Since the “SpaceTeamSat1” Kick Off in August 2020, some significant steps in the development of our CubeSat could be made, which we want to present in this blogpost.
As previously announced, our first review – the Preliminary Design Review (PDR) – took place in October 2020. So in autumn, we were still working intensively on the elaboration of our mission, which included the definition of the different subsystems of the satellite. During the 5-hour PDR, which was conducted with Space Team members, as well as external experts, we received many comments and many important aspects were pointed out. The main points were to question the educational payload – which was based on the Arduino platform until then – again in terms of accessibility and usability for students of AHS and BHS. In addition, the concepts for our subsystems were too complex and thus not reliably applicable for space applications. For these reasons, the mission/concept was revised again. See the updated page for more detailed information on the revised CubeSat mission.
After this, in early 2021, we had another review where we presented our adapted mission and described and discussed the main changes in a bit more detail. This time we focused on the main properties and presented a high-level concept of our mission. The educational payload of our revised mission is now a Raspberry Pi, on which students will be able to run Python code to read out sensors and cameras on board the satellite. We hope that this choice will make our project even more accessible to students, and that it will help us inspire the next generation of space and science enthusiasts.
In the development of our CubeSat we will hold several reviews in the future to be able to analyze the progress a bit more precisely and also to critically scrutinize our subsystems.

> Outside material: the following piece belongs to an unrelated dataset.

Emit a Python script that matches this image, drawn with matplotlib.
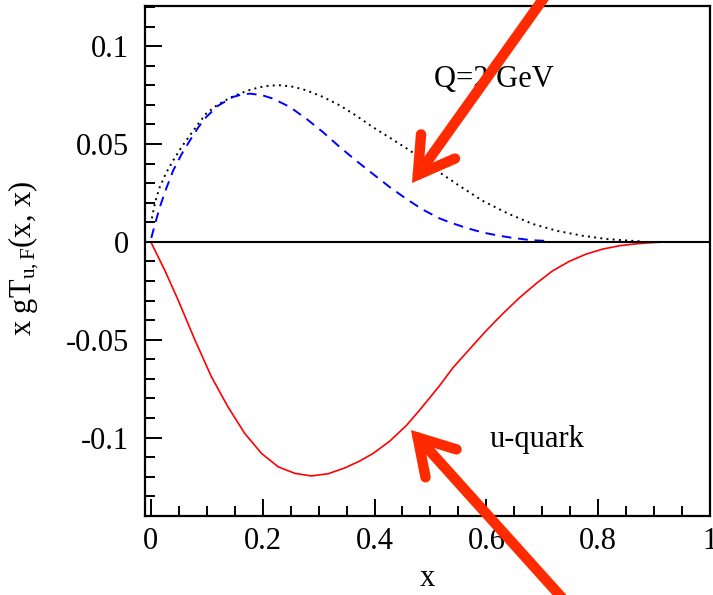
import matplotlib
matplotlib.use('Agg')
import matplotlib.pyplot as plt
from matplotlib.ticker import MultipleLocator

# values
x_dot = [0.002, 0.008, 0.016, 0.028, 0.040, 0.055, 0.070, 0.085, 0.099, 0.115, 0.130, 0.145,
         0.159, 0.177, 0.195, 0.212, 0.230, 0.255, 0.278, 0.308, 0.338, 0.367, 0.397, 0.430,
         0.463, 0.490, 0.516, 0.555, 0.593, 0.638, 0.683, 0.728, 0.772, 0.816, 0.861, 0.880]
y_dot = [0.012, 0.0205, 0.0279, 0.0355, 0.0415, 0.0484, 0.0544, 0.0603, 0.0655, 0.0691, 0.0718, 0.0740,
         0.0757, 0.0776, 0.0790, 0.0798, 0.0800, 0.0792, 0.0774, 0.0740, 0.0697, 0.0645, 0.0586, 0.0527,
         0.0467, 0.0410, 0.0355, 0.0280, 0.0210, 0.0145, 0.0091, 0.0055, 0.0031, 0.0014, 0.0005, 0.0002]

x_dash = [0.001, 0.008, 0.016, 0.028, 0.040, 0.055, 0.070, 0.085, 0.099, 0.120, 0.147, 0.162,
          0.177, 0.198, 0.218, 0.248, 0.278, 0.308, 0.338, 0.367, 0.397, 0.427, 0.457, 0.486,
          0.516, 0.534, 0.560, 0.580, 0.600, 0.623, 0.645, 0.670, 0.690, 0.713]
y_dash = [0.002, 0.0095, 0.0176, 0.0275, 0.0364, 0.0447, 0.0518, 0.0585, 0.0637, 0.0695, 0.0740, 0.0752,
          0.0757, 0.0750, 0.0732, 0.0690, 0.0629, 0.0560, 0.0484, 0.0415, 0.0347, 0.0280, 0.0219, 0.0165,
          0.0120, 0.0100, 0.0075, 0.0058, 0.0044, 0.0031, 0.0021, 0.0012, 0.0007, 0.0004]

x_red = [0.0, 0.025, 0.049, 0.079, 0.1085, 0.138, 0.168, 0.198, 0.228, 0.258, 0.287, 0.317,
         0.347, 0.372, 0.397, 0.427, 0.457, 0.480, 0.516, 0.540, 0.570, 0.599, 0.629, 0.659,
         0.689, 0.718, 0.748, 0.778, 0.808, 0.838, 0.868, 0.897, 0.923]
y_red = [0.0, -0.0145, -0.0298, -0.0502, -0.0690, -0.0843, -0.0979, -0.1081, -0.1150, -0.1183,
         -0.1196, -0.1185, -0.1155, -0.1122, -0.1082, -0.1019, -0.0938, -0.0862, -0.0736, -0.0644,
         -0.0548, -0.0456, -0.0368, -0.0286, -0.0213, -0.0149, -0.0100, -0.0063, -0.0037, -0.0020,
         -0.0010, -0.0004, 0.0]

plt.rcParams['font.family'] = ['Liberation Serif', 'DejaVu Serif']
plt.rcParams['mathtext.fontset'] = 'custom'
plt.rcParams['mathtext.rm'] = 'Liberation Serif'
plt.rcParams['mathtext.it'] = 'Liberation Serif:italic'

fig = plt.figure(figsize=(7.13, 5.95), dpi=100)
ax = fig.add_axes([0.204, 0.133, 0.792, 0.857])

ax.plot(x_dot, y_dot, color='black', lw=1.4, linestyle=(0, (1, 2.2)))
ax.plot(x_dash, y_dash, color='#0000ff', lw=1.4, linestyle=(0, (5, 3.5)))
ax.plot(x_red, y_red, color='#ff0000', lw=1.2)
ax.axhline(0, color='black', lw=1.5)

ax.set_xlim(-0.0095, 1.0)
ax.set_ylim(-0.14, 0.1205)

ax.xaxis.set_minor_locator(MultipleLocator(0.05))
ax.yaxis.set_minor_locator(MultipleLocator(0.01))
ax.set_xticks([0, 0.2, 0.4, 0.6, 0.8, 1.0], ['0', '0.2', '0.4', '0.6', '0.8', '1'])
ax.set_yticks([-0.1, -0.05, 0, 0.05, 0.1], ['-0.1', '-0.05', '0', '0.05', '0.1'])

ax.tick_params(which='both', direction='in', top=False, right=False, width=1.4, labelsize=22)
ax.tick_params(which='major', length=12)
ax.tick_params(which='minor', length=7)
ax.tick_params(axis='y', pad=12)
ax.tick_params(axis='x', pad=8)
for sp in ax.spines.values():
    sp.set_linewidth(1.6)

ax.set_xlabel('x', fontsize=22, labelpad=6)
ax.set_ylabel(r'x gT$_{\mathrm{u,F}}$(x, x)', fontsize=22)
ax.yaxis.set_label_coords(-0.185, 0.505)

ax.text(0.614, 0.079, 'Q=2 GeV', fontsize=22, ha='center', va='baseline')
ax.text(0.69, -0.1047, 'u-quark', fontsize=22, ha='center', va='baseline')

# red hand-drawn style arrows
arrow = dict(arrowstyle='->,head_length=2.5,head_width=1.5', mutation_scale=10,
             color='#ff2a00', lw=7.5, capstyle='round', joinstyle='miter',
             shrinkA=0, shrinkB=0)
ax.annotate('', xy=(412, 412), xycoords='figure pixels', xytext=(546, 600),
            textcoords='figure pixels', arrowprops=arrow, annotation_clip=False)
ax.annotate('', xy=(411, 165), xycoords='figure pixels', xytext=(564, -5),
            textcoords='figure pixels', arrowprops=arrow, annotation_clip=False)

fig.savefig('out.png', dpi=100)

Another important step in the realization of our mission is a High-Altitude Flight, which we would like to perform before a launch into space. The CubeSat platform and the infrastructure – i.e. the ground station and the entire RF communication link – will be tested under real conditions. The CubeSat will be attached to a weather balloon or similar and flown to an altitude of several kilometers. Of course, a similiar scenario, as it will be the case in orbit, will be performed during the High-Altitude Flight. At the moment we are still in the planning phase – more details will follow soon.
Since our concept was approved by external experts, we decided to start with the development of the Electrical Power System (EPS) and the Communication and On-board Computer (COBC). The background is that these two systems are mission-critical and thus require significantly longer and intensive testing. In addition, the dataflow and the architecture of the entire CubeSat mission should be defined at the earliest possible stage. These three points will be discussed in more detail below.
In order to define the dataflow and the software architecture, we started to recreate the dataflow of our CubeSat as a game. This means that different people within the dataflow take on the role of the individual subsystems and then decide how to deal with the data. This process can be compared to ESA’s Concurrent Design Facility. The following figure shows the game board, which we created due to the ongoing pandemic on the online platform miro.
Through the Dataflow Game we found out which interfaces, etc. are necessary to send data from the ground station to the CubeSat and also to get data back successfully. At the moment we have defined all the important data types and scenarios and are therefore busy with the documentation so that we can start into a review again soon. In addition, we will test the dataflow for errors – for example, no solar power, etc. – within the review in order to put the current concept to the test.
Electrical Power System (EPS)
The current EPS concept has already been approved in a review and is therefore ready to be evaluated in more detail. Compared to the former concept, for example, it was decided not to provide power supplies with multiple priorities. The task of power management was thus outsourced to the COBC. This approach should increase the testability and reliability of the EPS. At the moment we are busy building a prototype and testing its functionality. Special attention is given to the LiFePo battery cells and their characteristics. We are also in contact with other European universities and their space teams to get their feedback on our EPS design for further development.
Communication and On-board Computer (COBC)
In the meantime, we have decided to use the STM32 family as the main processing unit. This allows us to use a Real-Time Operating System (RTOS). Currently we are evaluating the operating system RODOS (https://gitlab.com/rodos/rodos), which was developed by the DLR and the Julius-Maximilians-Universität Würzburg specifically for satellite missions. First tests make us confident that RODOS is a suitable choice for our CubeSat mission.
Our next goal is to develop a Flat Sat* by the end of 2021, on which we can simulate various scenarios of our satellite mission. Of course, we will also build a CubeSat model to take into account electromagnetic influences of the subsystems. We are confident that the Flat Sat Platform will allow us to evaluate our dataflow concept and to thoroughly test our entire satellite platform.
Just these days we received the notification of the Small Satellite Conference 2021 (https://smallsat.org/) that we are allowed to present our mission with a poster at the – unfortunately again virtual – conference. More information will follow shortly.
* Flat Sat is a design where all subsystem PCBs are openly placed on a mainboard. This allows for easily accessible measurements. Thus the system can be analyzed well and different scenarios can be simulated.